— start —

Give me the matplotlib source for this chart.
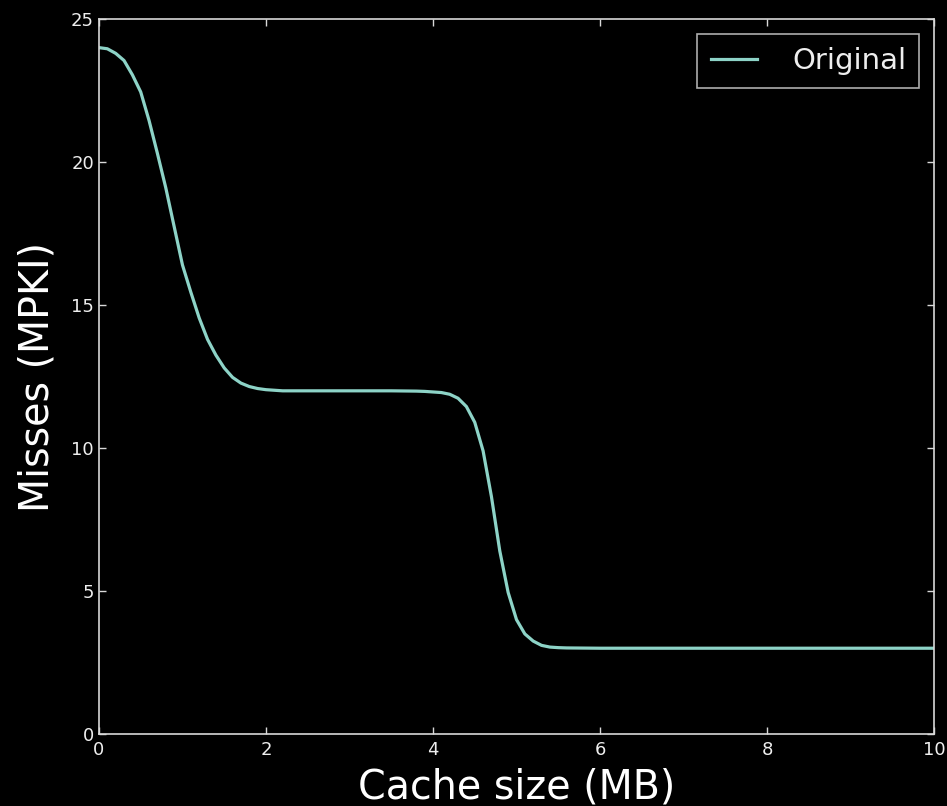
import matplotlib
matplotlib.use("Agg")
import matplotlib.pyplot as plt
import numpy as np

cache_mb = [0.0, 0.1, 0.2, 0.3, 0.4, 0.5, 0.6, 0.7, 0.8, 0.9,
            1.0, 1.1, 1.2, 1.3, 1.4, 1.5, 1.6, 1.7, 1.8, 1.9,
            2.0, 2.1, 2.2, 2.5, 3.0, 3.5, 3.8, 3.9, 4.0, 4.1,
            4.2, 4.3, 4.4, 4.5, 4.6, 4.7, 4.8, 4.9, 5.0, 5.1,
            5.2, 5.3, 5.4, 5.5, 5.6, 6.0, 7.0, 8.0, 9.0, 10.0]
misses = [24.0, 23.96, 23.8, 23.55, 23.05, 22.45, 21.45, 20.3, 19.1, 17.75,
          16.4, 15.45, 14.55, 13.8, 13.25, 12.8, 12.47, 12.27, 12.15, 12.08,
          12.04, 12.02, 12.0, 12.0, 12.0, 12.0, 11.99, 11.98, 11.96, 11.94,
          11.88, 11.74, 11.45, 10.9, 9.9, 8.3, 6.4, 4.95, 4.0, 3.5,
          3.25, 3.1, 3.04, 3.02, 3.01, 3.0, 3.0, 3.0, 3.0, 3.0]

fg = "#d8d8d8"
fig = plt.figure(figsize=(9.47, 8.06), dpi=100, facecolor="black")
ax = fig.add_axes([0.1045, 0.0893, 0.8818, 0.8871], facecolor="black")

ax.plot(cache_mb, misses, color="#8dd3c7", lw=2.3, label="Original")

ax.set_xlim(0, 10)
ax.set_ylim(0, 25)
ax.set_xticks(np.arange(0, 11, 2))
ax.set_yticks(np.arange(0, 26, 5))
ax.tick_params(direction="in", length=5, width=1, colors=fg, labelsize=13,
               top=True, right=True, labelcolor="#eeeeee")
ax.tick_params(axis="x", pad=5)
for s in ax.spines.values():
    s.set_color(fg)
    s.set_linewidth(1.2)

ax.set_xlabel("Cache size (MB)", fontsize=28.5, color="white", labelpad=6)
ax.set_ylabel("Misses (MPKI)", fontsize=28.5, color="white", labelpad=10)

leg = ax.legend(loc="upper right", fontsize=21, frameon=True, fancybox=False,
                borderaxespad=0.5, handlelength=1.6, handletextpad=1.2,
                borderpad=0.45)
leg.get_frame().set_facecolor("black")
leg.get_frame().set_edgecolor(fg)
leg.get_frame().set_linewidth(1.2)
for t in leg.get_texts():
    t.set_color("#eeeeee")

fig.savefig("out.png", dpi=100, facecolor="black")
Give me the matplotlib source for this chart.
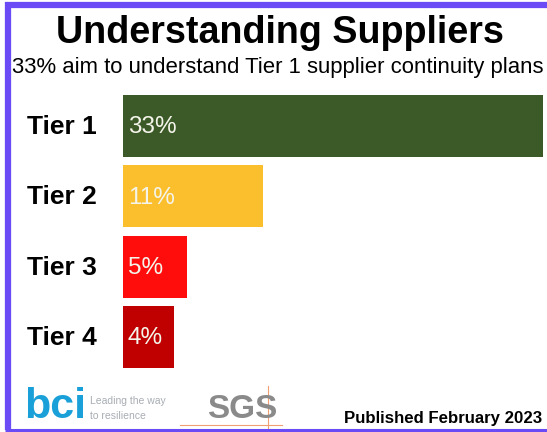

— end —
— start —

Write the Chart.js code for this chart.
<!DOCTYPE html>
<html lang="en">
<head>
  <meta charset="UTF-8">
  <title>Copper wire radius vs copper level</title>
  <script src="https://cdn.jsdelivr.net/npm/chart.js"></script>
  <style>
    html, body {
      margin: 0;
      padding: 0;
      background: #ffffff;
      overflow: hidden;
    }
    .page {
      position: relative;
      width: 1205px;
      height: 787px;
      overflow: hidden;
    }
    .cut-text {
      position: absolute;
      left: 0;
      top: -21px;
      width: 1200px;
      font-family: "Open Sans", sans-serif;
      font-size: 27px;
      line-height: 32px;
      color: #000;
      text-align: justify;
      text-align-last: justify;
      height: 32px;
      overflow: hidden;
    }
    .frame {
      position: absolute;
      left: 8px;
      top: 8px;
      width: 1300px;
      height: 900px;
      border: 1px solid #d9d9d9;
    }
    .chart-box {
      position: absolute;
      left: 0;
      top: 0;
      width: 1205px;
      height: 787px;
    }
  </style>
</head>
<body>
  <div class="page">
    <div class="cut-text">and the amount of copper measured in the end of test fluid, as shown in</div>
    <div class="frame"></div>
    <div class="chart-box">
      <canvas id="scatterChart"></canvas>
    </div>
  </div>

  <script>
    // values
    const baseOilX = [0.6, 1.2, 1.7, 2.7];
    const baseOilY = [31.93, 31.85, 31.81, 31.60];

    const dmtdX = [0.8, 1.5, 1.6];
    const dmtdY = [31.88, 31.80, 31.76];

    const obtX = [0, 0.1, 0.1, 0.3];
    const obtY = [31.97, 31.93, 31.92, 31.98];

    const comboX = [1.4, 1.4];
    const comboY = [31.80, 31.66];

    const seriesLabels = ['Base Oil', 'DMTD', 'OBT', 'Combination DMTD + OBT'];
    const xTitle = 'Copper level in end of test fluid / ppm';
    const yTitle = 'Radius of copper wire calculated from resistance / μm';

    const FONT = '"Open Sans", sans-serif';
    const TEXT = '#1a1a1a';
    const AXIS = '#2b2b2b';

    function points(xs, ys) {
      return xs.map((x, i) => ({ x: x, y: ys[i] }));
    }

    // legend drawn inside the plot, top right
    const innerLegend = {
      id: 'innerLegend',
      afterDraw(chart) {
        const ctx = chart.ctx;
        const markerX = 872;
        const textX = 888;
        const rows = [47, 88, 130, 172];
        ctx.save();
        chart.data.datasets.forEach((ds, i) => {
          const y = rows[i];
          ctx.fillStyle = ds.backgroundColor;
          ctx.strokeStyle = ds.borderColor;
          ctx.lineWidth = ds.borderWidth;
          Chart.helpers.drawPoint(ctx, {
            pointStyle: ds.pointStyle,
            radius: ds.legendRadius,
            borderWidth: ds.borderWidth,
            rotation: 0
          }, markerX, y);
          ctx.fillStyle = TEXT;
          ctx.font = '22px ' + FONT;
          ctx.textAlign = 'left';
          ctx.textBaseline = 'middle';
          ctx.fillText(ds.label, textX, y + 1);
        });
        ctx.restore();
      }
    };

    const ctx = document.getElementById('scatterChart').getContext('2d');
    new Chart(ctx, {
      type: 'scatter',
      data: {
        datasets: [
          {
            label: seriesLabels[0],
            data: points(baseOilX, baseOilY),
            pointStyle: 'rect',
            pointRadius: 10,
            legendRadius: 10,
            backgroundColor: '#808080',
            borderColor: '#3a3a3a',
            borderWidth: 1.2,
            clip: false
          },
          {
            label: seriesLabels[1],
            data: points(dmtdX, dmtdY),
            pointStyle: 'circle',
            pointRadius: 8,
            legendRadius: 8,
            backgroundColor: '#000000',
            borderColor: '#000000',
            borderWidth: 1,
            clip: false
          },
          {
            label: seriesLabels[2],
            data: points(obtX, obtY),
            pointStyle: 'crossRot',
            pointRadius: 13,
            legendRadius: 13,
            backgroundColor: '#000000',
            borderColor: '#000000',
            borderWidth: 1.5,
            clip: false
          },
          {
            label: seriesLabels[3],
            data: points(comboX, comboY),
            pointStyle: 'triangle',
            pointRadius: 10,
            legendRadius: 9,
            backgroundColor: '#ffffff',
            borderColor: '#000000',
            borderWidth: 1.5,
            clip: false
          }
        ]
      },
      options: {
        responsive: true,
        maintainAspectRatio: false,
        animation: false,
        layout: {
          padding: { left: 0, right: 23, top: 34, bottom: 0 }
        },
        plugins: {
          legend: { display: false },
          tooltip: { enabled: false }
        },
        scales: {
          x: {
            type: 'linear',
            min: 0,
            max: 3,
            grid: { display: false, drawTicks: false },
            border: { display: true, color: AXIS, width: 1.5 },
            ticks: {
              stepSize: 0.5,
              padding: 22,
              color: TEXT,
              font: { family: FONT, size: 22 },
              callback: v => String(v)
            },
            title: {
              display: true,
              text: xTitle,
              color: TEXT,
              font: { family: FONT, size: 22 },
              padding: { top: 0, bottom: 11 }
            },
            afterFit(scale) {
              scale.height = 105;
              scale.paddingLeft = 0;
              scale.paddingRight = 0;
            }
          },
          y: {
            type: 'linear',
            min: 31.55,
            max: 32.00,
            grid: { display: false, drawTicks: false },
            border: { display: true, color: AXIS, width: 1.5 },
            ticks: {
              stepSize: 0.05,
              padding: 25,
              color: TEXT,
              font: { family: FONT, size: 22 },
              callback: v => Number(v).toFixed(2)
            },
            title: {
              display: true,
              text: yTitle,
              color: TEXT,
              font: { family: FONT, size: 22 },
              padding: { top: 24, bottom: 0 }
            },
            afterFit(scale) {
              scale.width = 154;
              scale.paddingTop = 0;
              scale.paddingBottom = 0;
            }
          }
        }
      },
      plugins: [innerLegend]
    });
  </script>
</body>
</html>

— end —
— start —

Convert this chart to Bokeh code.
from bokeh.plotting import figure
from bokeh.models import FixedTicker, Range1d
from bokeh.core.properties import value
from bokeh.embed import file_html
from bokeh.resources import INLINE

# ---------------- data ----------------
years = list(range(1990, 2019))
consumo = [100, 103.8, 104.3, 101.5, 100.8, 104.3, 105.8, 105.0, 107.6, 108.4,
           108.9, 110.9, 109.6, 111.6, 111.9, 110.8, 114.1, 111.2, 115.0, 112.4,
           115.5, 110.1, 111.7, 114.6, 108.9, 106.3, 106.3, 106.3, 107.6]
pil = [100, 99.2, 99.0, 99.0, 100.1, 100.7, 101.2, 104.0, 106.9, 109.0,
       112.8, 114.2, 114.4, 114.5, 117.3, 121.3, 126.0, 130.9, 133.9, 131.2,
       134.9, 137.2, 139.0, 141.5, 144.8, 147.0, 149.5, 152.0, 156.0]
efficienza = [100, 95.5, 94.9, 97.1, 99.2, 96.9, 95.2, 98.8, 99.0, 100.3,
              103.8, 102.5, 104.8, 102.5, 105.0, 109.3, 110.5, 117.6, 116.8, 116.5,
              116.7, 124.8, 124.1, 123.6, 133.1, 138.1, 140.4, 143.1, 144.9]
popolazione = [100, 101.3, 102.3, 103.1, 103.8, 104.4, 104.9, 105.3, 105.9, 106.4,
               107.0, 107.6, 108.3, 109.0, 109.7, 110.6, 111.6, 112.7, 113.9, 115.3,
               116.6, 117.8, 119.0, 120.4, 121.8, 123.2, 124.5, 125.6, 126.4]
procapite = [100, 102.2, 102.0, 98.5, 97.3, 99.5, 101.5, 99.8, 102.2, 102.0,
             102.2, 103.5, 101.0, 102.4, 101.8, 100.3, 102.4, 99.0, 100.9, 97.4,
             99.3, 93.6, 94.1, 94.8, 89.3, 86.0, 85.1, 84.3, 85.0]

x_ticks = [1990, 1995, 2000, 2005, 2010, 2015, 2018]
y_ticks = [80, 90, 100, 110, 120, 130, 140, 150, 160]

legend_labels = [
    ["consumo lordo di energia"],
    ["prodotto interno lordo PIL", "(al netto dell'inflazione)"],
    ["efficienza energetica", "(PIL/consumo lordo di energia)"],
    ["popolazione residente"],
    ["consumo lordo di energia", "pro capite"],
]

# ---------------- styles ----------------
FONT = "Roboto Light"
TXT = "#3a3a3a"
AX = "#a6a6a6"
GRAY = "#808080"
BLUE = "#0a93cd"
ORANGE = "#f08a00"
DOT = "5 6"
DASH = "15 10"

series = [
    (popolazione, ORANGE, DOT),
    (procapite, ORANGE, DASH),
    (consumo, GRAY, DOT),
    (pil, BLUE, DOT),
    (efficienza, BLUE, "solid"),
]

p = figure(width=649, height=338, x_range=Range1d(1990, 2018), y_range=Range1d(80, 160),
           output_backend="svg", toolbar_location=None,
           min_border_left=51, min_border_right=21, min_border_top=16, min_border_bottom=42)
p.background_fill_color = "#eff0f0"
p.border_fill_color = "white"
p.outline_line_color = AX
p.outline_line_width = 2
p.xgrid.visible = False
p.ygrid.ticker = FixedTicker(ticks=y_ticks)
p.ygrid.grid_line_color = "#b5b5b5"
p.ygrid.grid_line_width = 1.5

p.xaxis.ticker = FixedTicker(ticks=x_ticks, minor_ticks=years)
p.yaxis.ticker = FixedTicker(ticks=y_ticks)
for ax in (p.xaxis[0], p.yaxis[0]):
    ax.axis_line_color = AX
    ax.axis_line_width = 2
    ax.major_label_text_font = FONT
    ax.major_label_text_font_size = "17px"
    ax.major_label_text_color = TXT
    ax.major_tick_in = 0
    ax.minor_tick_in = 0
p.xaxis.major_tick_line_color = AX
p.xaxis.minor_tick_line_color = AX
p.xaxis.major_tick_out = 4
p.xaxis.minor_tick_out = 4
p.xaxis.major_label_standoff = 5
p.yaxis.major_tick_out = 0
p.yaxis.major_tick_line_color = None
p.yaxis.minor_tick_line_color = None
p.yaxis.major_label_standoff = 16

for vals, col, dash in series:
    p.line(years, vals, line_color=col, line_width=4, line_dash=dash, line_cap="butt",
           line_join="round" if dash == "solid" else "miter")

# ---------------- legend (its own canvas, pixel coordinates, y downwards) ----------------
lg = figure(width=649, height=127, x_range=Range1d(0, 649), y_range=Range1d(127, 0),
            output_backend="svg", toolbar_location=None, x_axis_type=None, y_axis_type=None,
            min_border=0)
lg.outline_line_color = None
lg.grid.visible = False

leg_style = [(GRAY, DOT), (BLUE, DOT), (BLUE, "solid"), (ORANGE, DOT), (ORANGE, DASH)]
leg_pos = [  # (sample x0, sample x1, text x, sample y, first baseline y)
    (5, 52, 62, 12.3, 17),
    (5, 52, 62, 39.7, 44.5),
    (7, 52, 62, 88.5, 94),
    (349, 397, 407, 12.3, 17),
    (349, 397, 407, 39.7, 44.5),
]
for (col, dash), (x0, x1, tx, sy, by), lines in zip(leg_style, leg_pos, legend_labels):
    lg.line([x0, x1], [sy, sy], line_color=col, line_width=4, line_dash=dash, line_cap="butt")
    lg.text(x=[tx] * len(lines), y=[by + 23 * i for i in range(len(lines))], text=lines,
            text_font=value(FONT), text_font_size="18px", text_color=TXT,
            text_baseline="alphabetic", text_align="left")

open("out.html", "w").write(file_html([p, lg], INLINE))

— end —

:: GIVEN TASK ::
Extract, word for word, the line containing "Convert this chart to Bokeh code.", the line containing "from bokeh.resources import INLINE", and every line between them.

:: RESULT FOR THIS EXERCISE ::
Convert this chart to Bokeh code.
from bokeh.plotting import figure
from bokeh.models import FixedTicker, Range1d
from bokeh.core.properties import value
from bokeh.embed import file_html
from bokeh.resources import INLINE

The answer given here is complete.